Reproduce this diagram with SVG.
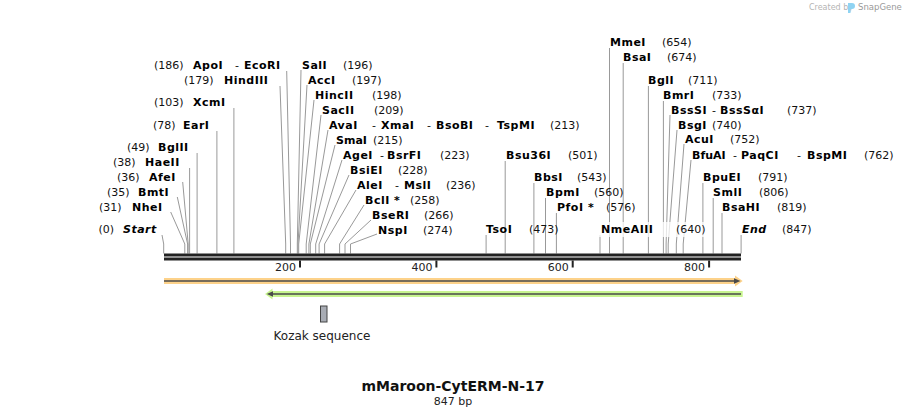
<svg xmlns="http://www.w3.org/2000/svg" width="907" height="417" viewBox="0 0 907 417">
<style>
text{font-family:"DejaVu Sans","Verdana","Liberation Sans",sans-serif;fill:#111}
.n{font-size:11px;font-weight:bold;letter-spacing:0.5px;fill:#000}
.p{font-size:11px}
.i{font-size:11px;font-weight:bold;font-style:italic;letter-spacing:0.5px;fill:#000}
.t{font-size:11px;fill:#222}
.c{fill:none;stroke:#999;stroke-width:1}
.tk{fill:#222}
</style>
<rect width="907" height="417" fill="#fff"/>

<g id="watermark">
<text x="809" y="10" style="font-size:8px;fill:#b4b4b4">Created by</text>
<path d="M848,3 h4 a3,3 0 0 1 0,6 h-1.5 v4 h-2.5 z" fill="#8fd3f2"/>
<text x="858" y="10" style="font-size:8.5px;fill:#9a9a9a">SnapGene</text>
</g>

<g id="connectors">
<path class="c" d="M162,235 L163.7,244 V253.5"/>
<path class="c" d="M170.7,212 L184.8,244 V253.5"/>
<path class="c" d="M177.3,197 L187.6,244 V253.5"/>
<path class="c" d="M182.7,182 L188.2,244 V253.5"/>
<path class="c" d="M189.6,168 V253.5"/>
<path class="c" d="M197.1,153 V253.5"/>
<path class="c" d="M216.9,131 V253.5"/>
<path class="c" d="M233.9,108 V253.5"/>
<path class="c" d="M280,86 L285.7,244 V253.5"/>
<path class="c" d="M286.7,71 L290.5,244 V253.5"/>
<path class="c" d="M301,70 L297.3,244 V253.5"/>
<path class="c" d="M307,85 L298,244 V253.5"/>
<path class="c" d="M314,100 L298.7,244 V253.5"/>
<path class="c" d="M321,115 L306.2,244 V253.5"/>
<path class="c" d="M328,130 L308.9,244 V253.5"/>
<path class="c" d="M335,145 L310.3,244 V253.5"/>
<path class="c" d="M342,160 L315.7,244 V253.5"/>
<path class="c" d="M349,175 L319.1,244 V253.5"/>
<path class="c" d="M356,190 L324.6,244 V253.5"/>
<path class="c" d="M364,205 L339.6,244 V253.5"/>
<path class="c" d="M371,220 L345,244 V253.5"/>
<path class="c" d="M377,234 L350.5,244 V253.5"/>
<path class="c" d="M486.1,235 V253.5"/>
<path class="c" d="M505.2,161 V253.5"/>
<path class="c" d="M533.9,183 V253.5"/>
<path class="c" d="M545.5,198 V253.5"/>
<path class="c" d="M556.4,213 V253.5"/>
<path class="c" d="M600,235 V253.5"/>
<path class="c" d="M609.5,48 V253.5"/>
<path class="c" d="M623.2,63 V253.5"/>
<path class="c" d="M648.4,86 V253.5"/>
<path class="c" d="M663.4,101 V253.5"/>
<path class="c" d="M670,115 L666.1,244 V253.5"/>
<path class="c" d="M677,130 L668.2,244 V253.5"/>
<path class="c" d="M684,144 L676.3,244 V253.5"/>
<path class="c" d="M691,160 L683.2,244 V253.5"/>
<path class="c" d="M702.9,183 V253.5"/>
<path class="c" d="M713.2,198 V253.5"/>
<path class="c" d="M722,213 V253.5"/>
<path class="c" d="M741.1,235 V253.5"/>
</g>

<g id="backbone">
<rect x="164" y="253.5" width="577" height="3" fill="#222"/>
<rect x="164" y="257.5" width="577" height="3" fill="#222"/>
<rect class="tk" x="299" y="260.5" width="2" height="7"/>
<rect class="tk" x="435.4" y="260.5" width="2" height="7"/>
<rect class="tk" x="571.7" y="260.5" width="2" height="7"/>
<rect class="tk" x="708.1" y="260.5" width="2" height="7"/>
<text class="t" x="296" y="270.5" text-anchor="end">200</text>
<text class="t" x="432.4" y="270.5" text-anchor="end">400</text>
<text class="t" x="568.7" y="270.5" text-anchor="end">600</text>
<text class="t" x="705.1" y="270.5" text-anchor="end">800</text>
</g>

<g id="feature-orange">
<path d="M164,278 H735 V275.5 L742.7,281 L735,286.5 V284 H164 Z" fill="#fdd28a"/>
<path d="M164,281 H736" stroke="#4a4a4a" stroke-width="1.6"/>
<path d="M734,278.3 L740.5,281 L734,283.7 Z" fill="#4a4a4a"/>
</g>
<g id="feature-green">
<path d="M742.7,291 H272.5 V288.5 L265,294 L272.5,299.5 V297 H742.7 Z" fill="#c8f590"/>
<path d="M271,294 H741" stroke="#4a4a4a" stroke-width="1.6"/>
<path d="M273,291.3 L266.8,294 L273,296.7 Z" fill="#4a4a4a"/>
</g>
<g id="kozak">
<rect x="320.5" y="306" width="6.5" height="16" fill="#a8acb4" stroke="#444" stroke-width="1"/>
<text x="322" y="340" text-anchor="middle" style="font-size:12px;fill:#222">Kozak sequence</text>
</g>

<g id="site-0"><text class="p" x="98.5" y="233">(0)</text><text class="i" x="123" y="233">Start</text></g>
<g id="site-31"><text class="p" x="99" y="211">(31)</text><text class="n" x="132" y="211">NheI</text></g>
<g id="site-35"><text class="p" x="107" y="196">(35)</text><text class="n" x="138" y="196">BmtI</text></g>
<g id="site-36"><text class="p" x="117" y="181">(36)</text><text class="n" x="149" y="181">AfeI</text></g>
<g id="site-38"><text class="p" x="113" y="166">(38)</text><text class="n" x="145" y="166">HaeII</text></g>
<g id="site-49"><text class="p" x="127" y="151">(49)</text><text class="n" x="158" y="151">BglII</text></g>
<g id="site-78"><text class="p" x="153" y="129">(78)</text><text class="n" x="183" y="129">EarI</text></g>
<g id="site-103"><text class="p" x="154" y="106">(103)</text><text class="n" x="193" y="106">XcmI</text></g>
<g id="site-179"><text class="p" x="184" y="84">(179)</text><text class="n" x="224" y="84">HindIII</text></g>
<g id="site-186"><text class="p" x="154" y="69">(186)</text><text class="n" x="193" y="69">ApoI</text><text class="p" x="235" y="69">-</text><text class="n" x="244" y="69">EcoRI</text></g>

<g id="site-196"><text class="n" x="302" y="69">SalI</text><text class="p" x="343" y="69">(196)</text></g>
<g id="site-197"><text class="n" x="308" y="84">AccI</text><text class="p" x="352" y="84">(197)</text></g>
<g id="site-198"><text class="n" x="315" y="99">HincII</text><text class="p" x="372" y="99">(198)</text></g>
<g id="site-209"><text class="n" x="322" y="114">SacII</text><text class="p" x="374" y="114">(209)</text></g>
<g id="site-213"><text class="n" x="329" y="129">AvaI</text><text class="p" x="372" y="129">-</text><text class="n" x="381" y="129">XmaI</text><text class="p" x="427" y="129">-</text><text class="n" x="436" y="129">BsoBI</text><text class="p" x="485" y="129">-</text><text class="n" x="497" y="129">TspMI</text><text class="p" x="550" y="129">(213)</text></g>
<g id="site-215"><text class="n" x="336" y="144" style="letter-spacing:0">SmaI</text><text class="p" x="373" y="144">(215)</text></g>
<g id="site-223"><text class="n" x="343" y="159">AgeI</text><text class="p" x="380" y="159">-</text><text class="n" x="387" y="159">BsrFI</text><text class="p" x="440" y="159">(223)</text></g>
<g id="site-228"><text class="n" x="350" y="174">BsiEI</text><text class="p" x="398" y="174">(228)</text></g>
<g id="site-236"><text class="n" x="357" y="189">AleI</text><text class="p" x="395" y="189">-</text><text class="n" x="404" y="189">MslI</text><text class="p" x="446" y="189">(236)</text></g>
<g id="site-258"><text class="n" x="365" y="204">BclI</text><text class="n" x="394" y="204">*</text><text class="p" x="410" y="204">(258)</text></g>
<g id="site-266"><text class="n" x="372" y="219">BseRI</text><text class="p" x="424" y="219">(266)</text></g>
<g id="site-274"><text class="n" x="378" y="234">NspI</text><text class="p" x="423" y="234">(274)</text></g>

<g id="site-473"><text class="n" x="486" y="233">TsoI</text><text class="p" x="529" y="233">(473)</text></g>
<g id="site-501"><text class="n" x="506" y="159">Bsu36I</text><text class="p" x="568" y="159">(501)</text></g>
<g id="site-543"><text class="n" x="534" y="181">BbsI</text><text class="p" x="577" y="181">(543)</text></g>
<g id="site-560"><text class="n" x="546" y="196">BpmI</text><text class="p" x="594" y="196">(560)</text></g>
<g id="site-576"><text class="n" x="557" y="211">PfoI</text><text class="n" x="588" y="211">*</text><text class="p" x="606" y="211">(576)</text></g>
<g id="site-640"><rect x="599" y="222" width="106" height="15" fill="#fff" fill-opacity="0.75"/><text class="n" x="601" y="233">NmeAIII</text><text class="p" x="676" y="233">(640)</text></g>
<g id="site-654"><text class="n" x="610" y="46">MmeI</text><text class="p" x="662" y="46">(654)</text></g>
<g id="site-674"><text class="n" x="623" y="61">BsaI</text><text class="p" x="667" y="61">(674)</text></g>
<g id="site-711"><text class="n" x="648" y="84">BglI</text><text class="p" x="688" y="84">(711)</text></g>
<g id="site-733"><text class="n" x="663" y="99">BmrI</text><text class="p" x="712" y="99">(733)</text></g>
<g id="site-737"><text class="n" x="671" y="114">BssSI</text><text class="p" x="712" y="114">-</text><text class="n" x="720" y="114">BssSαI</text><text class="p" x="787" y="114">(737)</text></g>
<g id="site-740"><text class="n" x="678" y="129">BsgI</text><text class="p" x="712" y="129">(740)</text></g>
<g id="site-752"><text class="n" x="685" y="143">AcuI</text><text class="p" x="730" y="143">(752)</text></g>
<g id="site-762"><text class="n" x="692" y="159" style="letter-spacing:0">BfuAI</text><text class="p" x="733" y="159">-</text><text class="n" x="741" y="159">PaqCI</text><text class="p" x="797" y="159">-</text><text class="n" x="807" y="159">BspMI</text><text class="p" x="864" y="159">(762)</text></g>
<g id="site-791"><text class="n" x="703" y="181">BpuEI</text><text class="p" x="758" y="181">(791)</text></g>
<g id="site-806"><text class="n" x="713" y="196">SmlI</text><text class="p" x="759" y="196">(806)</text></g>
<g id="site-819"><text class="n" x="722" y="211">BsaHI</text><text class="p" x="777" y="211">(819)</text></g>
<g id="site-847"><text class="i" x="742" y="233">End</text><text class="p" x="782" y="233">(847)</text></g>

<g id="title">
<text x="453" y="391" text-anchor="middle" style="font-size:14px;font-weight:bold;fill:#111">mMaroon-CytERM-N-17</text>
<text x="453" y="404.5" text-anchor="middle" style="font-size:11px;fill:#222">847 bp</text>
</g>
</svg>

...

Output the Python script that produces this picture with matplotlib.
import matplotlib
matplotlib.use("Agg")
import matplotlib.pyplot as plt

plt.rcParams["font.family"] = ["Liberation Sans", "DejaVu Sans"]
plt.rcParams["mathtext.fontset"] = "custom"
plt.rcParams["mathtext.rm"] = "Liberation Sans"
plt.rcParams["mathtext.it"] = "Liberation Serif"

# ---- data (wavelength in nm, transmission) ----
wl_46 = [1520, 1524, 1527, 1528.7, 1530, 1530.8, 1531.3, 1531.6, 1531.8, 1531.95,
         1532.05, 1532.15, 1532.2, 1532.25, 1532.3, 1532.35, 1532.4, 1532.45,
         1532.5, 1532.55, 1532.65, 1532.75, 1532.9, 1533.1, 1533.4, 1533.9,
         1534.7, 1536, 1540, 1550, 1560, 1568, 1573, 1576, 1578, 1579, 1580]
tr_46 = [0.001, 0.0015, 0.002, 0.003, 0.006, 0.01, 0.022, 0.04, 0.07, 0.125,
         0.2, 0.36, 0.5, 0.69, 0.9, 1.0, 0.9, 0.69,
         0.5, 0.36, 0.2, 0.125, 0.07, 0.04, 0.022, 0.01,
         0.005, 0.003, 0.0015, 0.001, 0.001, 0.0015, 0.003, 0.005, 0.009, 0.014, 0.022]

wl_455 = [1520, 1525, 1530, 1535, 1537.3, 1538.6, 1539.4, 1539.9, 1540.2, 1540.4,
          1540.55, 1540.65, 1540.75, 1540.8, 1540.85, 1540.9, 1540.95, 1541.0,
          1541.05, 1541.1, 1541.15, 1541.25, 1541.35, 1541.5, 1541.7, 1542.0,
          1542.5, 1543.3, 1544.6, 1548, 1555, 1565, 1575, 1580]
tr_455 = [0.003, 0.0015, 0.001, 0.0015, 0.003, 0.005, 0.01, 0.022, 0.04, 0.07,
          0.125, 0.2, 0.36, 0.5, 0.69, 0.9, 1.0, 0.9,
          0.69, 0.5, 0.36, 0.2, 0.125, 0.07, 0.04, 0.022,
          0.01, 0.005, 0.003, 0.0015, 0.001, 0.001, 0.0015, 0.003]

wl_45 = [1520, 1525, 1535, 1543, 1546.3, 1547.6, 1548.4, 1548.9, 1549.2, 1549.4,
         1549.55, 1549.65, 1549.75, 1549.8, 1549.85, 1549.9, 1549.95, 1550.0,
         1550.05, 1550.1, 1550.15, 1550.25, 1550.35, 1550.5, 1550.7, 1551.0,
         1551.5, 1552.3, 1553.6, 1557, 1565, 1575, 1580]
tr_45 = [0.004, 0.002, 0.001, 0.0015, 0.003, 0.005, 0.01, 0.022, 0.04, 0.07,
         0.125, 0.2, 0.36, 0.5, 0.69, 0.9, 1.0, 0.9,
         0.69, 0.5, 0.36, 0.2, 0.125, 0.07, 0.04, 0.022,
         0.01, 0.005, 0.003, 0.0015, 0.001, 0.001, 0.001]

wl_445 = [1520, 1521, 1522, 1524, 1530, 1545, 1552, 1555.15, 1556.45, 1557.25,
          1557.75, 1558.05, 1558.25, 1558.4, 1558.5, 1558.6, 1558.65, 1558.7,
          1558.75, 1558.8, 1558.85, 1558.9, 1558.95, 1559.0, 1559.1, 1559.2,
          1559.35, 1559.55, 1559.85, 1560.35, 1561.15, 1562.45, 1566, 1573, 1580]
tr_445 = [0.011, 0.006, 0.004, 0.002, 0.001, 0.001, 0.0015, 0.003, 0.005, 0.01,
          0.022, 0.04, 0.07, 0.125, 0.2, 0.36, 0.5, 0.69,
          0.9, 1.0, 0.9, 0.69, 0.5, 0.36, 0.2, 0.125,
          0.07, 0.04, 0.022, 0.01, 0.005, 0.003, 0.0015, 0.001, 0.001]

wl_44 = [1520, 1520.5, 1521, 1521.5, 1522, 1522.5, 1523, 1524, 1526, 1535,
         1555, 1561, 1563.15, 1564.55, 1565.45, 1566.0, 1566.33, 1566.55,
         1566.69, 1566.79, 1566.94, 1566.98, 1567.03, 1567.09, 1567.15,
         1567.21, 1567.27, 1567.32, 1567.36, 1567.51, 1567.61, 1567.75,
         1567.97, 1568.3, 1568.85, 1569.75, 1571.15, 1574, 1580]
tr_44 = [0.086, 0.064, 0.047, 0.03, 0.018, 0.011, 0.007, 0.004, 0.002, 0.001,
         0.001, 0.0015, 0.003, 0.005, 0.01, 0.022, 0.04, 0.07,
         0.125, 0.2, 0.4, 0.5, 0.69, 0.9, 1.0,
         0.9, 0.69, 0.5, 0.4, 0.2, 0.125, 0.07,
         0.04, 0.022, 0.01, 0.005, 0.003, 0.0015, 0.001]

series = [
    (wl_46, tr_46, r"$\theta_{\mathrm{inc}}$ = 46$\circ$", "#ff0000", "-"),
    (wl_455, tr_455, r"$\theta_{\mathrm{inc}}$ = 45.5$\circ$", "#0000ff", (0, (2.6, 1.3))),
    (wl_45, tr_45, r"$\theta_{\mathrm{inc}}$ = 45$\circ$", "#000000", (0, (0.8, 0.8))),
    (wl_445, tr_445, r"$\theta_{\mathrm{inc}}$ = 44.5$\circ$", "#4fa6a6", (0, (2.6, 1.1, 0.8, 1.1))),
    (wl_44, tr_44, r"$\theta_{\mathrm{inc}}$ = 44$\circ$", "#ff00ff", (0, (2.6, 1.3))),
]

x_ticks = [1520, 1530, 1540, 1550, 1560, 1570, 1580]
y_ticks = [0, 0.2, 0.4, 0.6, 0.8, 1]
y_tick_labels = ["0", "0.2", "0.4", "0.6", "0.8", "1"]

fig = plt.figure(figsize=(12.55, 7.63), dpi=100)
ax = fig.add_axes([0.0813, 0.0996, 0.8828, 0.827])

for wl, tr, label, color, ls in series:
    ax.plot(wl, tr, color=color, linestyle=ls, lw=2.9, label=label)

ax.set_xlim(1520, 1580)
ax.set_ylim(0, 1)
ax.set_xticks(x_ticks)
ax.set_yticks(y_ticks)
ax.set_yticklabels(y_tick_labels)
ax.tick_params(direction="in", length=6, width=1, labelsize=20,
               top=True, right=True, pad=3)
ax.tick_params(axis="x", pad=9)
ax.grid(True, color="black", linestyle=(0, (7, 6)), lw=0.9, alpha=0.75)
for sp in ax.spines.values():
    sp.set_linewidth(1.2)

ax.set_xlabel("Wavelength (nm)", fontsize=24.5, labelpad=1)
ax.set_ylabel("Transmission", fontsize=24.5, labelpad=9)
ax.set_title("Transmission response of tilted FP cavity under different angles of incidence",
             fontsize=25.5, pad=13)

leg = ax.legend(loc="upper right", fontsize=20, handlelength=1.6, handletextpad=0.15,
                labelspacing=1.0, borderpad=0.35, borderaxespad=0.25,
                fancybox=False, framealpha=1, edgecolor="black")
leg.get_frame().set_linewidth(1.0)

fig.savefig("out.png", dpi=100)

• [Challenge]: Using the entries above, find all lines with "this". Copy them.

• [Final result]:
Reproduce this diagram with SVG.
Output the Python script that produces this picture with matplotlib.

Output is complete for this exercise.